-- START Entries shown --

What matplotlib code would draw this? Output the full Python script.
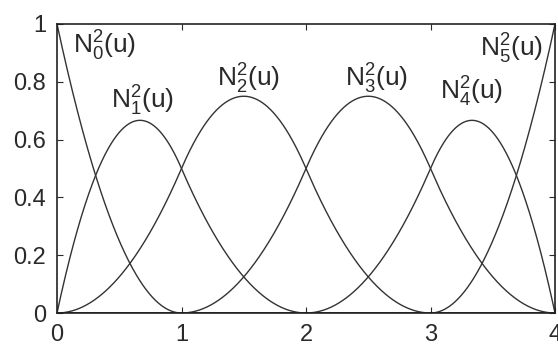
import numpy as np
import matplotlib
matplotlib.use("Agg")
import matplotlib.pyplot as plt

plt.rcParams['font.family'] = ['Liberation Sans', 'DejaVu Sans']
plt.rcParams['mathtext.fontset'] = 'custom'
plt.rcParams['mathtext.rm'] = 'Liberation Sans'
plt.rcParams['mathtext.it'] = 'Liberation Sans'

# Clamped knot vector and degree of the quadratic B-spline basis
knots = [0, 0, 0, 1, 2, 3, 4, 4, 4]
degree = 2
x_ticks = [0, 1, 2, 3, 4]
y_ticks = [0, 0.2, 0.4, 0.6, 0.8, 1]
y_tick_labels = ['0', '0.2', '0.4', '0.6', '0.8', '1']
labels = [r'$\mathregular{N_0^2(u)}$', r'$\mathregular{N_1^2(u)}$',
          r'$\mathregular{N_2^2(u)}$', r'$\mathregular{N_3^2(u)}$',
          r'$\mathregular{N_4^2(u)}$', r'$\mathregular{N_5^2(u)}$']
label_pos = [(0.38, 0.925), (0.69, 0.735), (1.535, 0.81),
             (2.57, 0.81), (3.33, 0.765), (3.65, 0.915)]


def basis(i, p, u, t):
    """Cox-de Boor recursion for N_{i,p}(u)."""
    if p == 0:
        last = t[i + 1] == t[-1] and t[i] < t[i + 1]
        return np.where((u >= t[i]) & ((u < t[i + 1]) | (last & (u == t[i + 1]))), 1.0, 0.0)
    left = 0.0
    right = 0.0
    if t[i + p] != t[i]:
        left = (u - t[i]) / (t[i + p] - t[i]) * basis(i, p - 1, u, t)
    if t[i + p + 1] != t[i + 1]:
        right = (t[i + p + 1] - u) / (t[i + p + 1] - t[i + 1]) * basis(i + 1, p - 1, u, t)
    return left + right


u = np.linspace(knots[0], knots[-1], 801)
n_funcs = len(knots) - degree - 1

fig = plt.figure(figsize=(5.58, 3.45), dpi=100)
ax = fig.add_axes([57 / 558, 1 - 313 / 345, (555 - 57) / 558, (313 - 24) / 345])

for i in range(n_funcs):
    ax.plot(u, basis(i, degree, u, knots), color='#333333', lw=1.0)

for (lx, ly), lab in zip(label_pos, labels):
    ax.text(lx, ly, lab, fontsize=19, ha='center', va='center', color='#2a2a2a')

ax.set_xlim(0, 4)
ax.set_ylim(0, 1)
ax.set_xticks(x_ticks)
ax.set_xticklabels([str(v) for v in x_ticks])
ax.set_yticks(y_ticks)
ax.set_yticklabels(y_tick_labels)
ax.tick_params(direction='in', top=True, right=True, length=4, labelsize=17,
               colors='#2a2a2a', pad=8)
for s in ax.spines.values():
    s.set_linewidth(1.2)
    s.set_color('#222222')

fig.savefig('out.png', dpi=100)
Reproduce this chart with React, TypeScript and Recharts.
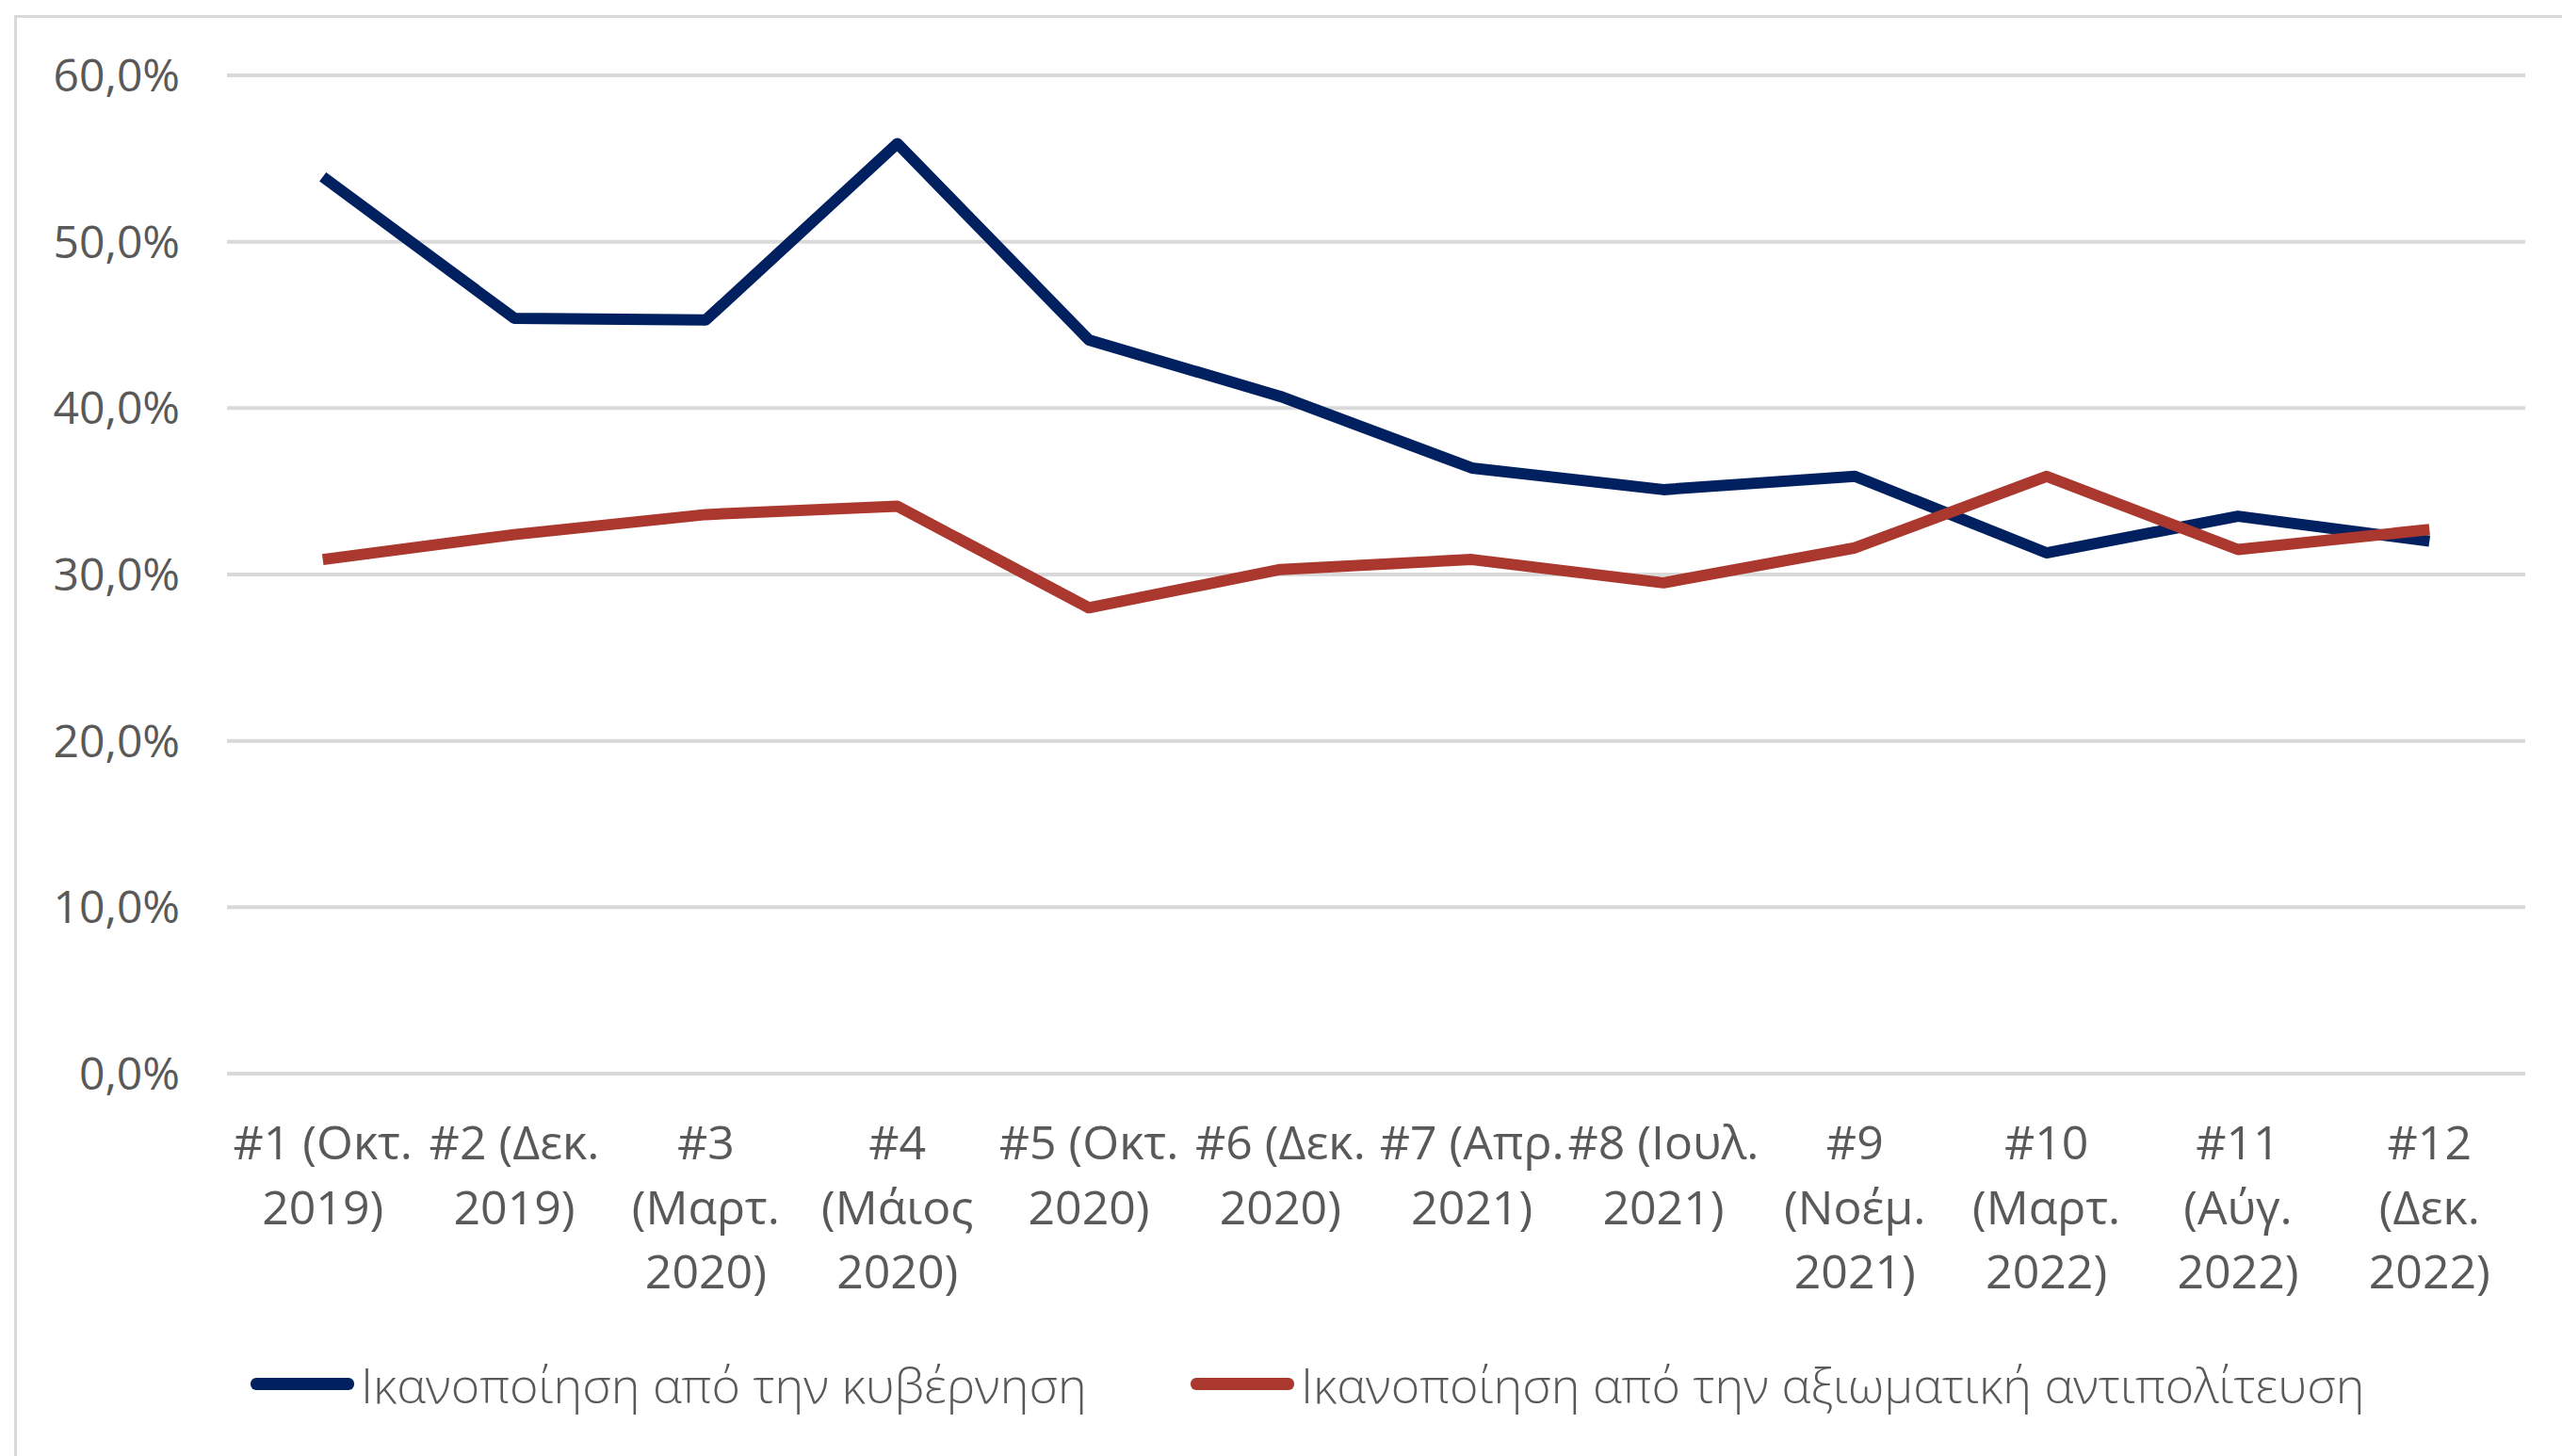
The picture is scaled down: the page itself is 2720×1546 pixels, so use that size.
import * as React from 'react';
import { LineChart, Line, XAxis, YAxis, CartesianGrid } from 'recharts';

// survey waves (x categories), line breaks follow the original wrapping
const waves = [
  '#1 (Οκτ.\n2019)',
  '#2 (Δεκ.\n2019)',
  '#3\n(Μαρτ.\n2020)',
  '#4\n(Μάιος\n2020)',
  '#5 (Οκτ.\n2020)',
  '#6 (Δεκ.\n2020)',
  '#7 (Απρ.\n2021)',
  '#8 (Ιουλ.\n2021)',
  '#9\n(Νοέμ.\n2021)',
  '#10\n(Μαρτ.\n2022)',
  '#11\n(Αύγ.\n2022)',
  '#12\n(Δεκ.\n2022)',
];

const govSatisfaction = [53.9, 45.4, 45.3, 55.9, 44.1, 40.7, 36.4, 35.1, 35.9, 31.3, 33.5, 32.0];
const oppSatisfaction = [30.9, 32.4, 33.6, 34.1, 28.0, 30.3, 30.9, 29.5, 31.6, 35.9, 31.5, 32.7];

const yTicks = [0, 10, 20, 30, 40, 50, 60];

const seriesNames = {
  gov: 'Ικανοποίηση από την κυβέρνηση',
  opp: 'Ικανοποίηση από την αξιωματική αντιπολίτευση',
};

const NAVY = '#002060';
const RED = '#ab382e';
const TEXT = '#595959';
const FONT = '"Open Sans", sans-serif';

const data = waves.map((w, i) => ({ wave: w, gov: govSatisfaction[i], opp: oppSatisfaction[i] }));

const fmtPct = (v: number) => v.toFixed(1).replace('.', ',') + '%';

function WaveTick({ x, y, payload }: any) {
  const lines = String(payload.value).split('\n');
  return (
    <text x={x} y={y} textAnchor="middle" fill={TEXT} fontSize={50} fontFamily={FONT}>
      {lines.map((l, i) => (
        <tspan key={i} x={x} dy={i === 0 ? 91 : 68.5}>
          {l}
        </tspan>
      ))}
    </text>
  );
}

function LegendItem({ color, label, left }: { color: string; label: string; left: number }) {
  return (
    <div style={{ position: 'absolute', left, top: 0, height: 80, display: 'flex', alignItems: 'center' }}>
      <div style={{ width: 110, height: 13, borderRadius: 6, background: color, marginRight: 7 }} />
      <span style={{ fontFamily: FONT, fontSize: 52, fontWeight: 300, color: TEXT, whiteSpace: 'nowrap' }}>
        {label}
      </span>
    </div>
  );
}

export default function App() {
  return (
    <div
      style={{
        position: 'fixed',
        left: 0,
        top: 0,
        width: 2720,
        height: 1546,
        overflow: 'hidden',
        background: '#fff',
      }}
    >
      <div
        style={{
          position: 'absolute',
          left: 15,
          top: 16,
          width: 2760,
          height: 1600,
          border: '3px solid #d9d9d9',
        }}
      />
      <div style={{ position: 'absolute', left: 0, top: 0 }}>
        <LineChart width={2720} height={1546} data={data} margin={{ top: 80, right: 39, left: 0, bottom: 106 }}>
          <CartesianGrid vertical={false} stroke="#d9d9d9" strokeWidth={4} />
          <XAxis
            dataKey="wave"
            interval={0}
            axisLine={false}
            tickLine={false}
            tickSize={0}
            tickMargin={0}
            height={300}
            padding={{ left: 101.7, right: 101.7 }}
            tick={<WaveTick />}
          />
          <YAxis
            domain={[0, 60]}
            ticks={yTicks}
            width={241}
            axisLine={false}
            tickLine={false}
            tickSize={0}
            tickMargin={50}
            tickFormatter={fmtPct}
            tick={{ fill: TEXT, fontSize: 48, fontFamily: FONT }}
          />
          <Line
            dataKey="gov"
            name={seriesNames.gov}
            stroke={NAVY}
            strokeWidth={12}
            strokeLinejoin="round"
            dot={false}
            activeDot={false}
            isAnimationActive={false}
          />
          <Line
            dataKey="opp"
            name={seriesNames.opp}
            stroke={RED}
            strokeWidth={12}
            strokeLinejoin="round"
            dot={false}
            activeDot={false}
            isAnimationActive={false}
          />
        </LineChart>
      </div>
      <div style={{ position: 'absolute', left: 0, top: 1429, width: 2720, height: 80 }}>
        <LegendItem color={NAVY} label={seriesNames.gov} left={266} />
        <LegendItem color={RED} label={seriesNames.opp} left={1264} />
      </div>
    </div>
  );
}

-- END Entries shown --

> _What is asked_:
State how many lines of the listing above include the word "matplotlib". Give nothing but the number.

> _Answer below_:
4